The FBI are operating against a cold and calculating mind, with knowledge of their every move, able to cut them off at every opportunity. Nick finds himself drawn into the madness, struggling with his own demons, and as he begins to see improbable things, he worries that his very investigation is at risk. Is what he has seen an experiment or has Tibon Agha, their suspect, engineered a mutant army?
As Nick tracks down the missing children, he finds more then he has bargained for. The children have far exceeded the size and abilities of other children their age and there is something both unnerving and yet special about all of them. Each has developed different characteristics and abilities. They have been raised with faith in God and have a heavy belief in prayer, and when they are finally found by Tibon and his crew, they must come together and rely on each other and their belief in God, to not just save themselves and their adopted families but the country itself. In addition, as Nick fights for his own life, he too must rely on the help of these children, for it will take skills and abilities, far above what he and his team are capable of to stop Tibon and his mutations.
In The Unwanted, Daniel L Carter has developed the very world of today, yet covered it with a sheen of otherworldliness, seeming to set up a futuristic place rife with possibilities and powers. The characters are well developed each with characteristics that are unique, and all with an old-fashioned sense of love and caring. Their mutations put them at risk and yet they have survived far longer then predicted. It is the current consensus that they have only lived to their current age due to their closeness and belief in both God and prayer. Religion is a part of this story, and woven throughout the entire frame of the story structure; the work would not survive without it. It is not pushy or an effort to foist religion, it is just an intricate part of the story giving it a unique edge.
The children are charismatic and extremely different in their personalities, and each has a strength that makes them unique. The nurse Janet Renard, one of the two that escaped with them, becomes their pseudo mother, with her family their extended family. This is a well-written story, staying true enough to science that it is somewhat plausible. Carter’s writing brings to mind the Maximum Ride series, by James Patterson. The characters come off the page and are just young enough to be lovable. They have problems and phobias as well as anger and other personality traits that make them much like you and me.

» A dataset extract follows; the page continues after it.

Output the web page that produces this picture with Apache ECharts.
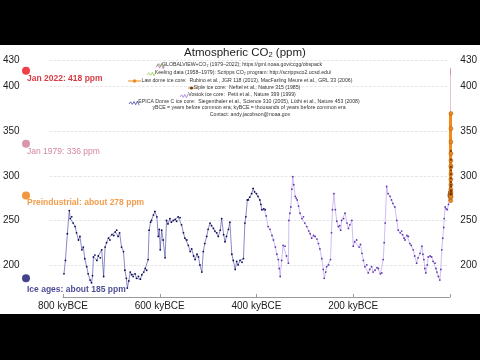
<!DOCTYPE html>
<html><head><meta charset="utf-8">
<script src="https://cdn.jsdelivr.net/npm/echarts@6/dist/echarts.min.js"></script>
<style>html,body{margin:0;padding:0;background:#fff}#c{width:480px;height:360px}</style>
</head><body><div id="c"></div>
<script>
// ---- tick labels ----
const yTicks = [200, 250, 300, 350, 400, 430];
const xTicks = [800, 600, 400, 200, 0];
const xTickLabels = [800, 600, 400, 200];

// ---- EPICA Dome C (kyBCE, ppm) ----
const epicaKy = [798,795,791,787,785,782,779,775,772,768,765,761,758,755,751,748,744,741,739,737,734,730,727,723,720,716,713,710,706,703,699,695,692,689,686,683,679,675,672,669,667,664,661,658,655,651,648,644,640,637,633,630,627,624,622,619,617,613,610,606,603,601,599,596,593,589,586,583,579,576,572,568,565,562,558,555,551,548,544,541,537,534,530,527,523,520,517,513,510,507,503,500,496,493,489,486,482,479,475,472,468,465,462,458,455,451,448,444,441,438,434,430,427,424,422,419,417,414,410,407,404,400,397,393,391,389,385,382];
const epicaPpm = [190,205,235,261,252,254,247,243,236,228,232,217,220,207,198,190,183,180,188,209,211,205,210,208,217,187,220,225,230,228,234,233,237,239,232,236,220,215,194,185,174,182,192,189,187,190,185,187,184,189,192,196,194,206,239,248,250,256,260,254,232,240,217,239,228,208,250,246,252,248,250,251,249,254,253,245,236,230,228,222,215,218,210,206,212,209,200,192,215,224,232,240,247,244,241,238,236,232,239,252,234,226,232,240,248,212,205,195,204,200,205,203,207,247,254,273,273,276,280,286,282,280,277,273,268,262,263,262];

// ---- Vostok (kyBCE, ppm) ----
const vostokKy = [384,380,376,372,368,365,361,358,355,353,351,348,345,341,338,334,333,331,329,327,325,323,320,318,316,313,310,306,303,300,296,292,289,286,282,279,275,272,269,265,262,260,257,255,251,247,245,243,240,237,234,231,228,226,224,220,217,213,210,207,203,200,197,193,188,185,182,179,176,172,169,166,162,159,155,151,148,144,141,138,136,134,131,128,124,121,118,114,110,107,103,100,98,95,93,89,86,83,80,76,73,69,66,62,58,56,54,52,50,47,45,41,38,35,31,29,27,24,21,19,17,15,13,12,10,8,5.5,3,1.4];
const vostokPpm = [262,255,243,240,233,228,220,212,206,196,187,205,222,221,210,202,250,258,265,285,299,290,277,275,273,266,258,252,254,247,243,238,235,230,233,232,229,224,218,207,195,185,192,198,200,206,236,262,280,262,249,243,244,239,250,252,258,247,241,245,250,221,226,228,220,223,213,205,198,200,191,195,198,192,194,197,196,190,191,206,225,247,288,280,277,273,269,265,250,239,236,238,234,230,228,233,232,224,222,217,210,202,208,213,221,212,206,196,191,200,209,210,209,204,202,196,192,187,183,195,217,230,242,252,265,263,262,268,273];

// ---- Law Dome ice core (year CE, ppm) ----
const lawYear = [0,100,200,300,400,500,600,700,800,900,1000,1100,1200,1300,1400,1500,1550,1610,1650,1700,1750,1800,1850,1880,1900,1920,1940,1950,1960,1970,1980,1990,2000];
const lawPpm  = [277,278,278,277,279,280,279,280,279,280,280,281,282,281,279,281,279,272,277,276,277,282,285,290,296,302,310,311,317,325,338,353,370];

// ---- Siple ice core (year CE, ppm) ----
const sipleYear = [1744,1770,1800,1830,1850,1870,1890,1900,1920,1935,1950,1965,1973];
const siplePpm  = [279,280,282,284,288,290,293,297,302,306,310,318,328];

// ---- Keeling (1958-1979) and GLOBALVIEW (1979-2022) (year CE, ppm) ----
const keelingYear = [1958,1960,1965,1970,1975,1979];
const keelingPpm  = [315,317,320,325.5,331,337];
const gvYear = [1979,1985,1990,1995,2000,2005,2010,2015,2020,2021.4,2021.8,2022];
const gvPpm  = [336,346,354,361,369,379,389,400,412,421,413,418];

// ---- annotations ----
const annotLabels = ['Jan 2022: 418 ppm', 'Jan 1979: 336 ppm', 'Preindustrial: about 278 ppm', 'Ice ages: about 185 ppm'];
const annotValues = [418, 336, 278, 185];
const annotDotColors  = ['#e8101a', '#cf7a9c', '#f07d0c', '#141470'];
const annotTextColors = ['#cc0a14', '#c8668e', '#ef8420', '#1a1a7a'];

// ---- legend texts ----
const legendLines = [
  'GLOBALVIEW+CO\u2082 (1979\u20132022); https://gml.noaa.gov/ccgg/obspack',
  'Keeling data (1958\u20131979): Scripps CO\u2082 program: http://scrippsco2.ucsd.edu/',
  'Law dome ice core:  Rubino et al., JGR 118 (2013), MacFarling Meure et al., GRL 33 (2006)',
  'Siple ice core:  Neftel et al., Nature 315 (1985)',
  'Vostok ice core:  Petit et al., Nature 399 (1999)',
  'EPICA Dome C ice core:  Siegenthaler et al., Science 310 (2005), L\u00fcthi et al., Nature 453 (2008)',
  'yBCE = years before common era; kyBCE = thousands of years before common era',
  'Contact: andy.jacobson@noaa.gov'
];

const FONT = '"Liberation Sans", Arial, Helvetica, sans-serif';
const zip = (a, b) => a.map((v, i) => [v, b[i]]);
const ceToKy = y => -y / 1000;

const chart = echarts.init(document.getElementById('c'), null, {renderer: 'canvas'});

const legendY = [65, 73, 81, 88, 95, 102, 108, 115];
const legendCX = [242, 243, 247, 247, 242, 249, 249, 250];
const graphics = [];
legendLines.forEach((t, i) => {
  graphics.push({type: 'text', z: 50, style: {text: t, x: legendCX[i], y: legendY[i], fill: '#333', fontSize: 5.2, fontFamily: FONT, align: 'center', verticalAlign: 'middle', textAlign: 'center', textVerticalAlign: 'middle'}});
});
function zig(x0, y0, w, h, color, n) {
  const pts = [];
  for (let k = 0; k <= n; k++) pts.push([x0 + w * k / n, y0 + (k % 2 ? -h : h) * (0.5 + 0.5 * (k / n))]);
  return {type: 'polyline', z: 50, shape: {points: pts}, style: {stroke: color, lineWidth: 0.7, fill: null}};
}
graphics.push(zig(156, 66, 9, 3, '#c45ac8', 5));
graphics.push(zig(157, 65, 7, 2.5, '#6fbf3f', 4));
graphics.push(zig(147, 74, 9, 2, '#8ac23c', 5));
graphics.push({type: 'line', z: 50, shape: {x1: 128, y1: 81, x2: 141, y2: 81}, style: {stroke: '#f08a1a', lineWidth: 1}});
graphics.push({type: 'circle', z: 51, shape: {cx: 134.5, cy: 81, r: 1.8}, style: {fill: '#f08a1a'}});
graphics.push({type: 'line', z: 50, shape: {x1: 188, y1: 88, x2: 195, y2: 88}, style: {stroke: '#c07020', lineWidth: 0.8}});
graphics.push({type: 'circle', z: 51, shape: {cx: 191.5, cy: 88, r: 1.6}, style: {fill: '#7a4010'}});
graphics.push(zig(180, 96, 8, 2, '#9a6ad8', 5));
graphics.push(zig(129, 103, 10, 2, '#2a2a90', 6));
graphics.push({type: 'rect', z: 100, shape: {x: 0, y: 0, width: 480, height: 45}, style: {fill: '#000'}});
graphics.push({type: 'rect', z: 100, shape: {x: 0, y: 314, width: 480, height: 46}, style: {fill: '#000'}});

const Y0 = 164, Y1 = 430;

chart.setOption({
  animation: false,
  backgroundColor: '#fff',
  title: {
    text: '{n|Atmospheric CO}{s|2}{n| (ppm)}',
    left: 245, top: 45, textAlign: 'center', padding: 0,
    textStyle: {fontSize: 11.5, fontWeight: 'normal', color: '#222', fontFamily: FONT,
      rich: {
        n: {fontSize: 11.5, lineHeight: 14, verticalAlign: 'bottom', color: '#222', fontFamily: FONT},
        s: {fontSize: 7.5, lineHeight: 8, verticalAlign: 'bottom', color: '#222', fontFamily: FONT}
      }}
  },
  graphic: graphics,
  grid: [
    {left: 63, right: 30, top: 60, bottom: 63},
    {left: 48, right: 30, top: 60, bottom: 63},
    {left: 21, width: 10, top: 60, bottom: 63}
  ],
  xAxis: [
    {gridIndex: 0, type: 'value', inverse: true, min: 0, max: 800,
      axisLine: {show: true, lineStyle: {color: '#9a9a9a', width: 1}},
      axisTick: {show: true, customValues: xTicks, inside: true, length: 3, lineStyle: {color: '#9a9a9a'}},
      axisLabel: {customValues: xTickLabels, formatter: v => v + ' kyBCE', color: '#222', fontSize: 10, fontFamily: FONT, margin: 4},
      splitLine: {show: false}},
    {gridIndex: 1, type: 'value', min: 0, max: 1, show: false},
    {gridIndex: 2, type: 'value', min: 0, max: 1, show: false}
  ],
  yAxis: [
    {gridIndex: 0, type: 'value', min: Y0, max: Y1, show: false},
    {gridIndex: 1, type: 'value', position: 'left', min: Y0, max: Y1,
      axisLine: {show: false}, axisTick: {show: false, customValues: yTicks},
      axisLabel: {customValues: yTicks, color: '#222', fontSize: 10, fontFamily: FONT, margin: 30},
      splitLine: {show: true, lineStyle: {color: '#dcdcdc', type: 'dashed', width: 0.7}}},
    {gridIndex: 1, type: 'value', position: 'right', min: Y0, max: Y1,
      axisLine: {show: false}, axisTick: {show: false, customValues: yTicks},
      axisLabel: {customValues: yTicks, color: '#222', fontSize: 10, fontFamily: FONT, margin: 12},
      splitLine: {show: false}},
    {gridIndex: 2, type: 'value', min: Y0, max: Y1, show: false}
  ],
  series: [
    {name: 'EPICA', type: 'line', xAxisIndex: 0, yAxisIndex: 0, data: zip(epicaKy, epicaPpm),
      lineStyle: {color: '#3a3aa0', width: 0.6}, symbol: 'circle', symbolSize: 1.8, showSymbol: true,
      itemStyle: {color: '#0c0c55'}, clip: false, z: 3},
    {name: 'Vostok', type: 'line', xAxisIndex: 0, yAxisIndex: 0, data: zip(vostokKy, vostokPpm),
      lineStyle: {color: '#b090ea', width: 0.6}, symbol: 'circle', symbolSize: 1.8, showSymbol: true,
      itemStyle: {color: '#6236ad'}, clip: false, z: 4},
    {name: 'Law Dome', type: 'line', xAxisIndex: 0, yAxisIndex: 0, data: zip(lawYear.map(ceToKy), lawPpm),
      lineStyle: {color: '#f08a1a', width: 4}, symbol: 'circle', symbolSize: 4, showSymbol: true,
      itemStyle: {color: '#f08a1a', borderColor: '#8a4a12', borderWidth: 0.4}, clip: false, z: 5},
    {name: 'Siple', type: 'scatter', xAxisIndex: 0, yAxisIndex: 0, data: zip(sipleYear.map(ceToKy), siplePpm),
      symbol: 'circle', symbolSize: 2.2, itemStyle: {color: '#5a2a08'}, clip: false, z: 6},
    {name: 'Keeling', type: 'line', xAxisIndex: 0, yAxisIndex: 0, data: zip(keelingYear.map(ceToKy), keelingPpm),
      lineStyle: {color: '#a8c850', width: 0.8}, showSymbol: false, clip: false, z: 4},
    {name: 'GLOBALVIEW', type: 'line', xAxisIndex: 0, yAxisIndex: 0, data: zip(gvYear.map(ceToKy), gvPpm),
      lineStyle: {color: '#cf7e9c', width: 0.9}, showSymbol: false, clip: false, z: 4},
    {name: 'annotations', type: 'scatter', xAxisIndex: 2, yAxisIndex: 3, clip: false, z: 9,
      symbol: 'circle', symbolSize: 8,
      data: annotValues.map((v, i) => ({
        value: [0.5, v],
        itemStyle: {color: annotDotColors[i]},
        label: {show: true, formatter: annotLabels[i], position: [5, i === 3 ? 11 : 7],
          align: 'left', verticalAlign: 'top', color: annotTextColors[i], fontSize: 8.5,
          fontWeight: i === 1 ? 'normal' : 'bold', fontFamily: FONT}
      }))}
  ]
});
</script>
</body></html>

Carter has created a wonderful story full of surprises and human emotions. The Unwanted is fast paced and interesting, often leaving you tense and uncertain, but always rooting for the children, hoping they can overcome the hardships they endure as their bodies begin to change. He takes a page out of science to create a fiction that one day may actually be one of our headlines, and while you feel uncomfortable at how the children came to be what they are, they did not choose to be this way, and you are with them, feeling their dreams and really liking their character and personalities. This story is unique and the characters solid, making a strong foundation for a faith based science fiction. The Unwanted is a truly remarkable story.